La Tempête marie musiques anciennes et jazz en Limousin
Le mariage de passion et de curiosité qui animent Simon-Pierre Bestion et sa Compagnie La Tempête, les mènent à expérimenter des formes musicales nouvelles (chroniquées sur nos colonnes). Lorsque leur attirance les porte vers la musique allant des XIe au XVIe siècles mais aussi vers les couleurs des harmonies et des timbres jazz, le musicien et la Compagnie invitent alors à explorer leur improbable rencontre : dans ce programme intitulé « Color », et dans un nouveau lieu original, du Festival du Haut Limousin (basé à la Ferme de Villefavard) : dans la Halle aux grains de la ville du Dorat. C’est donc là que résonnent l’École de Notre-Dame, Josquin Desprez (c. 1450-1521), John Bull (c. 1562-1628) mais au son d’instruments divers : piano, saxophone, clarinettes, cornet à bouquin, duduk, batterie, voix...

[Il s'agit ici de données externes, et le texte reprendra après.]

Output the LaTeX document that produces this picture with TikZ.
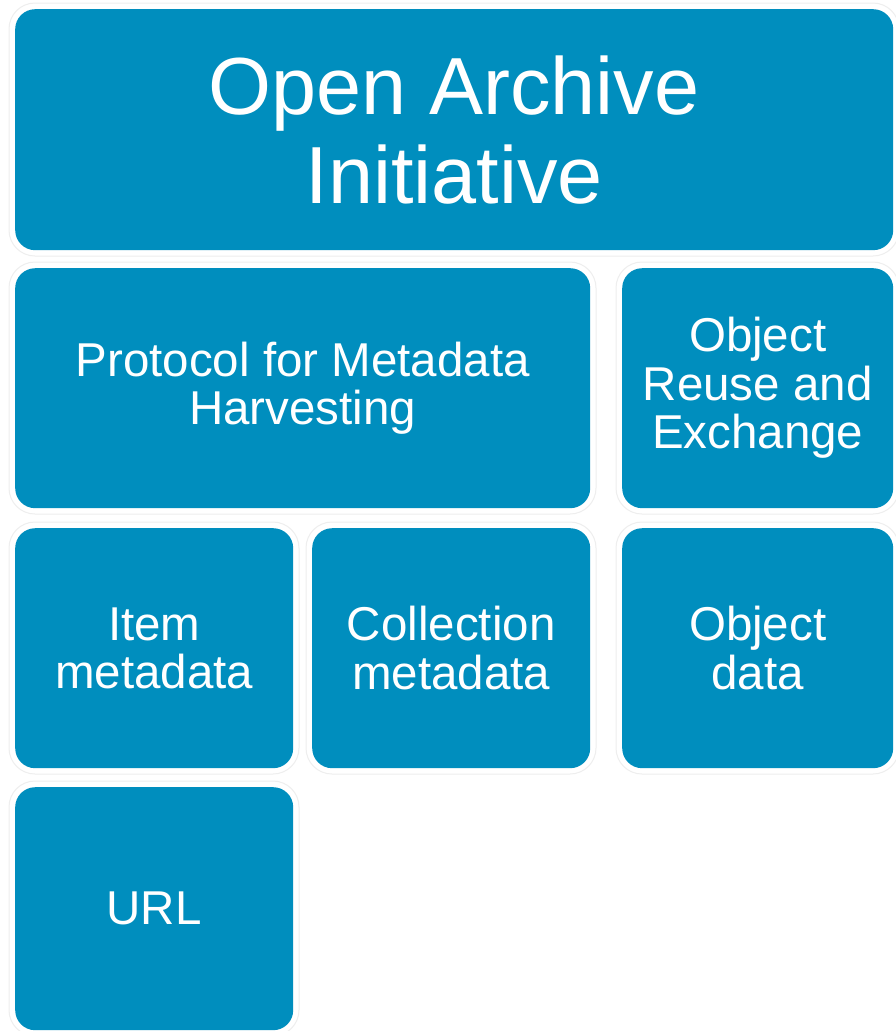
\documentclass[tikz,border=0pt]{standalone}
\usepackage{fontspec}
\setmainfont{Liberation Sans}
\definecolor{oaiblue}{RGB}{0,142,190}
\definecolor{halo}{RGB}{238,238,238}
\tikzset{
  tile/.style={fill=oaiblue, rounded corners=20pt, draw=none, text=white,
    align=center, inner sep=0pt, anchor=north west},
  big/.style={font=\fontsize{81}{89}\selectfont},
  mid/.style={font=\fontsize{47.5}{48.5}\selectfont},
}
\newcommand{\halobox}[4]{%
  \draw[halo, line width=1pt, rounded corners=26pt] (#1-6,#2-6) rectangle (#3+6,#4+6);}
\begin{document}
\begin{tikzpicture}[x=1pt,y=-1pt]
\useasboundingbox (0,0) rectangle (895,1031);
\fill[white] (0,0) rectangle (895,1031);
\halobox{15}{9}{893}{250}
\halobox{15}{268}{590}{508}
\halobox{622}{268}{893}{508}
\halobox{15}{528}{293}{768}
\halobox{312}{528}{590}{768}
\halobox{622}{528}{893}{768}
\halobox{15}{787}{293}{1030}
\node[tile, big, minimum width=878pt, minimum height=241pt] (oai) at (15,9) {Open Archive\\Initiative};
\node[tile, mid, minimum width=575pt, minimum height=240pt] (pmh) at (15,268) {Protocol for Metadata\\Harvesting};
\node[tile, mid, minimum width=271pt, minimum height=240pt] (ore) at (622,268) {Object\\Reuse and\\Exchange};
\node[tile, mid, minimum width=278pt, minimum height=240pt] (item) at (15,528) {Item\\metadata};
\node[tile, mid, minimum width=278pt, minimum height=240pt] (coll) at (312,528) {Collection\\metadata};
\node[tile, mid, minimum width=271pt, minimum height=240pt] (objd) at (622,528) {Object\\data};
\node[tile, mid, minimum width=278pt, minimum height=243pt] (url) at (15,787) {URL};
\end{tikzpicture}
\end{document}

Visuellement plongé dans ce nouvel univers par des lumières colorées, chaudes, et mettant en valeur chacun des musiciens lors de leurs interventions, l’auditeur doit néanmoins habituer son oreille à ces alliages. La démarche est certes didactique, les premières mesures faisant entendre distinctement la mélodie originale, mais déjà teintée d’harmonies étonnantes. Le répertoire ancien est ainsi joué de manière jazzy, mais l’individualité des timbres instrumentaux met du temps à s’exprimer, davantage à dialoguer, davantage encore à contribuer au collectif (un enjeu qui réunit précisément ces répertoires séparés par les siècles, presque par un siècle de moins qu’un millénaire à leurs extrêmes). L’agilité instrumentale et stylistique des interprètes, la cohérence oxymorique du projet font toutefois bientôt pleinement leur office, avec une extrême attention mutuelle des interprètes, une complicité patente. L’aspect lancinant et répétitif de certaines œuvres invite naturellement à l’improvisation et aux alliages instrumentaux croissants.
La soprano Amélie Raison s’aide du microphone pour partager ainsi la tendresse de ses mélodies, de sa voix caressante (notamment Triste plaisir de Gilles Binchois), après une délicate introduction de Simon-Pierre Bestion au piano. La chanteuse sait se faire également intense et déchirante (pour Parfons regretz de Josquin Desprez) et, doublée par le ney – flûte persane jouée par Quentin Darricau, ses mélismes paraissent hors du temps, souples et voluptueux.
Les rythmes chaloupés, plaisamment décalés voire exubérants apportent un caractère dansant, faisant la joie des spectateurs, qui frappent aussi des mains, manifestant avec enthousiasme leur plaisir devant cette rencontre surprenante, étonnante et détonante de deux époques (pas si) lointaines.